Aim> Extract, unchanged, every line from the top of the material below through the line with "import pandas as pd", and no more.

Data segment>

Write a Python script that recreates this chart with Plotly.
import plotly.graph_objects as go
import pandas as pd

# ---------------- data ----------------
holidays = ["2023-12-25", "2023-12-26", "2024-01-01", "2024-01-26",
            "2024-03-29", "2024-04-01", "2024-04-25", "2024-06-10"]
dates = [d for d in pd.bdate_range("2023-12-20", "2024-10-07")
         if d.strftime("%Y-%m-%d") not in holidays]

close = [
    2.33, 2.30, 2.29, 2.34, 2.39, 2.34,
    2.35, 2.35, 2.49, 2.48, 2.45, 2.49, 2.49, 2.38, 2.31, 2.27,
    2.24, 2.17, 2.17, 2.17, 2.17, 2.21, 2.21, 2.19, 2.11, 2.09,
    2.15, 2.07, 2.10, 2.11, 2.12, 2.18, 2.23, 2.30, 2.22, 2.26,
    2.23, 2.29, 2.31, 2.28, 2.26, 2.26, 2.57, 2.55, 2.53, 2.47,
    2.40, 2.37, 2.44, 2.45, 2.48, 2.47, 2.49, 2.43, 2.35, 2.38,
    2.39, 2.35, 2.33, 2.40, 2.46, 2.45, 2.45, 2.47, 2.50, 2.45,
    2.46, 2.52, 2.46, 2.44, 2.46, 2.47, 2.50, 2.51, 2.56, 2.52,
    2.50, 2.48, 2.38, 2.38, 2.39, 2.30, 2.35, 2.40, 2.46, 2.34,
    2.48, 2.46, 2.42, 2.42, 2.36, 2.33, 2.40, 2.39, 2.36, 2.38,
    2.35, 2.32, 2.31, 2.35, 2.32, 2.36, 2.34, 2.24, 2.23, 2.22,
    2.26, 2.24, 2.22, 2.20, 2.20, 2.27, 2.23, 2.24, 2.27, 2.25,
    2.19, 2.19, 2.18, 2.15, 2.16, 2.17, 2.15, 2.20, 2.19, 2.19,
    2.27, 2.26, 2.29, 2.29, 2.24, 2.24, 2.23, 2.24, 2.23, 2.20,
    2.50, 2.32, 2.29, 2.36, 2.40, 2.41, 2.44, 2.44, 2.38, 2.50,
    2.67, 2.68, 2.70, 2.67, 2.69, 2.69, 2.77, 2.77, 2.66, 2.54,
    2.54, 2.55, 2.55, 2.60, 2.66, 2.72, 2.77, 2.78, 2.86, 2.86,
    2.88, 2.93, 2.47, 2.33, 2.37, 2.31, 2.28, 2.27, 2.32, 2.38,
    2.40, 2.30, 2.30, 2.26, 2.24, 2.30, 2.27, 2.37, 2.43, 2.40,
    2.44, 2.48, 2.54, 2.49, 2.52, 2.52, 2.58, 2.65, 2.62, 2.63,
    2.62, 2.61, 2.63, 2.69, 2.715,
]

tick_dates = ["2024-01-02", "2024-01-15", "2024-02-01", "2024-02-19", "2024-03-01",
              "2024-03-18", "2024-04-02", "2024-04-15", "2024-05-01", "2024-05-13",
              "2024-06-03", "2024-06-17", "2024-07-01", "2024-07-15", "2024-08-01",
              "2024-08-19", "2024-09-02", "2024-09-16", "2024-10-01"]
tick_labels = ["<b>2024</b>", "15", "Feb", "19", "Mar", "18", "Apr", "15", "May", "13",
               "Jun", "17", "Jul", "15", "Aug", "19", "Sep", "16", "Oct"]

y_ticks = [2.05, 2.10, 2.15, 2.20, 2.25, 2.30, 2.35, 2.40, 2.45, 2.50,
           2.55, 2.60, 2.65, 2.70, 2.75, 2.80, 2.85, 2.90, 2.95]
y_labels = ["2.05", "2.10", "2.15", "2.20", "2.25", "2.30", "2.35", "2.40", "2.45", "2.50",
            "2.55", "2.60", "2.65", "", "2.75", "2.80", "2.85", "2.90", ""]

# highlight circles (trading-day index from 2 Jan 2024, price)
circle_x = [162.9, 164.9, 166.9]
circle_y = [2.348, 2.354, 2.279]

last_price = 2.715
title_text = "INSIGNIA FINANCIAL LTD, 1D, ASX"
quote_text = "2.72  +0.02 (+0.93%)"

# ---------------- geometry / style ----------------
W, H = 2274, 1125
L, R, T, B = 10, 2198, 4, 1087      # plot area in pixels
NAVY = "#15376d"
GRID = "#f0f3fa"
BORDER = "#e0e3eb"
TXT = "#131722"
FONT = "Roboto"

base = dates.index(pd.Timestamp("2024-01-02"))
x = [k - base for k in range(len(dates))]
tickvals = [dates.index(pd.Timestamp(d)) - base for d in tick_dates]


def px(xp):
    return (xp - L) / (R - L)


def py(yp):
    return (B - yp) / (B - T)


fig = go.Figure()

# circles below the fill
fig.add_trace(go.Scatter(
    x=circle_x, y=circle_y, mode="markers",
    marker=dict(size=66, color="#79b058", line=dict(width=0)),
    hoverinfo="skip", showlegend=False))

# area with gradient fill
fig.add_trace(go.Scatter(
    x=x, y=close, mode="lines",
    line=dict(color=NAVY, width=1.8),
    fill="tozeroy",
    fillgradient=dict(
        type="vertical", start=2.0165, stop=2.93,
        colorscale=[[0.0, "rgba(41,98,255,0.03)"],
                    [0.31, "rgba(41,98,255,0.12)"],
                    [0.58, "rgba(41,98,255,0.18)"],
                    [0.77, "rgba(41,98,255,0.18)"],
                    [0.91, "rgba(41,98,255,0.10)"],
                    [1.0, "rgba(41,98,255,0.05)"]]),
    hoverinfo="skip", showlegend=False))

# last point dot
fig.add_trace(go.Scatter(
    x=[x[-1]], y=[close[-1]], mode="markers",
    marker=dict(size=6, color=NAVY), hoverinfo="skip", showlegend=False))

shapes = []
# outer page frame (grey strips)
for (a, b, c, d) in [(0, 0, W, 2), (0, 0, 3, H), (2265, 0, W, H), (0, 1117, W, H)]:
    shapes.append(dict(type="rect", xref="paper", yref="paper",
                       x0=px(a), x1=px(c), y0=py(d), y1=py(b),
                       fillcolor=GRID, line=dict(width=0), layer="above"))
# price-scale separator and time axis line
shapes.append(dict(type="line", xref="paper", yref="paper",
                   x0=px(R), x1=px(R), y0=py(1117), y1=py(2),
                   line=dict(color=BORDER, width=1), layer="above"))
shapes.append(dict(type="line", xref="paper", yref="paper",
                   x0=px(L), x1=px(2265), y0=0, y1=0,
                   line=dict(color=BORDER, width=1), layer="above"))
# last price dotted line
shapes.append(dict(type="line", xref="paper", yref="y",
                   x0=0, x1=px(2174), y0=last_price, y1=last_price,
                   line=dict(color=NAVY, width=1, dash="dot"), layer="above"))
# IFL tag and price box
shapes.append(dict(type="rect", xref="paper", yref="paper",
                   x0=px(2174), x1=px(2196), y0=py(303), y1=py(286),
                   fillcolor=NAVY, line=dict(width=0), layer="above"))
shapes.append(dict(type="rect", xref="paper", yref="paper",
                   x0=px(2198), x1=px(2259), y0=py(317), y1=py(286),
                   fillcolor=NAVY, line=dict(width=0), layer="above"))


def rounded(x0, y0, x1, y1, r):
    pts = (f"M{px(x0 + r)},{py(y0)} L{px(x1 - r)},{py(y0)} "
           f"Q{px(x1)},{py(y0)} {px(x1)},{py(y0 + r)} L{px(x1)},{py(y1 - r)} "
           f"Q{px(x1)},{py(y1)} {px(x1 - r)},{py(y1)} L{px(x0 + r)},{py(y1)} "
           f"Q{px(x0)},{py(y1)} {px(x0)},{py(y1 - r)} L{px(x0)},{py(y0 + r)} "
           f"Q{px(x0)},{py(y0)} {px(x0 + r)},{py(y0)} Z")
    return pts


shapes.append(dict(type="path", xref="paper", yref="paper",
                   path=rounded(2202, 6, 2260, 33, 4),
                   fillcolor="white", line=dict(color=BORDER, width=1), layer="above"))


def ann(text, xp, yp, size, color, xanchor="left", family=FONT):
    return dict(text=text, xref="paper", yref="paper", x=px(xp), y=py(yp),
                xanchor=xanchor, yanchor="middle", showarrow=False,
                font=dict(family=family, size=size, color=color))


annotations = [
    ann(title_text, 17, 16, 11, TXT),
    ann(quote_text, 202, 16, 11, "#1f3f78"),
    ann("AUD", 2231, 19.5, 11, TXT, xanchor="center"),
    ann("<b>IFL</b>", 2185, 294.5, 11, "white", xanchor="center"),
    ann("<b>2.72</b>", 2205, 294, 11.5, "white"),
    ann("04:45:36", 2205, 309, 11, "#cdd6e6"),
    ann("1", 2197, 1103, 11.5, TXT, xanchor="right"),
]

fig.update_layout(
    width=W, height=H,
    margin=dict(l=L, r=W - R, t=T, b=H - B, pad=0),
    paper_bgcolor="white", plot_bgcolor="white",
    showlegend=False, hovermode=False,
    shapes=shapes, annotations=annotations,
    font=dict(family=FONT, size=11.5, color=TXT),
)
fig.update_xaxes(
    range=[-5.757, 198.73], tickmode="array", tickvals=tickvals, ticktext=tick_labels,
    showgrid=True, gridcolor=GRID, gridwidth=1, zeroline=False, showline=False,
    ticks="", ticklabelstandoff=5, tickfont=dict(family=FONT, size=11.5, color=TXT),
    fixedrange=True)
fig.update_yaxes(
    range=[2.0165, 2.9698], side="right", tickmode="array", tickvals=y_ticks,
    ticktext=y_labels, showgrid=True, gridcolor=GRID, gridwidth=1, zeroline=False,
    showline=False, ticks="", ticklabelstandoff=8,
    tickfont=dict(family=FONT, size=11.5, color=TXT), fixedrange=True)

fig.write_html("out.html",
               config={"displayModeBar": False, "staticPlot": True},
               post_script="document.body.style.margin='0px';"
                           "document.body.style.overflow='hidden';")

Solution to this task>
Write a Python script that recreates this chart with Plotly.
import plotly.graph_objects as go
import pandas as pd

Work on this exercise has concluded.